A disputa é clara: estragar, destruir, enxovalhar símbolos — seja uma atriz querida e premiada, seja um chinelo que calça o Brasil. O que virá em 2026?

É no ritual de destruição física que a frustração encontra sua expressão mais pitoresca e, psicanaliticamente, mais reveladora. A raiva, incapaz de sublimar derrotas políticas, encontra um bode expiatório tangível: o chinelo de borracha. A cruzada doméstica contra as próprias sandálias é patética: cortam-se tiras, arremessam-se pares em latas de lixo com vigor performático.

O indivíduo, sentindo-se politicamente impotente, reassume o controle do mundo exercendo poder absoluto sobre um objeto inanimado. O mundo complexo passa a se dividir entre “nós” e “eles”; a sandália, agora “esquerdopata”, é banida dos armários. A Havaiana é violentamente expulsa do reino do bem e transformada em totem do mal a ser exterminado.

Em última instância, trata-se de um combate tragicômico: de um lado, a imaterialidade das ideias e do descontentamento político; do outro, a materialidade frágil de um chinelo.
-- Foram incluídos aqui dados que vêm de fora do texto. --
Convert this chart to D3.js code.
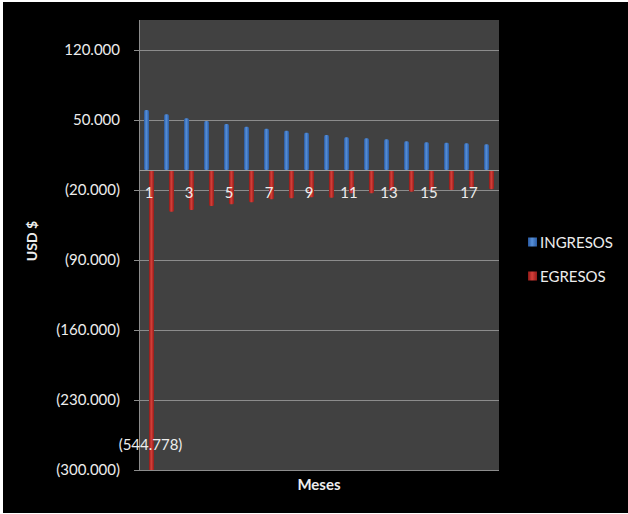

E, ao fim do dia, quem pisa no prego ou na areia quente é o próprio pé descalço do enfurecido.

Enquanto isso, o marketing das Havaianas deve estar rindo à moda antiga, com os dois pés para o alto. Ganharam mídia espontânea, reforçaram a imagem de marca ousada, perderam e ganharam seguidores e, de quebra, provaram que, no Brasil, até uma sandália pode virar espantalho político.

Vamos colocar os pés no chão, porque 2026 já começou. Já escolheu seu modelo?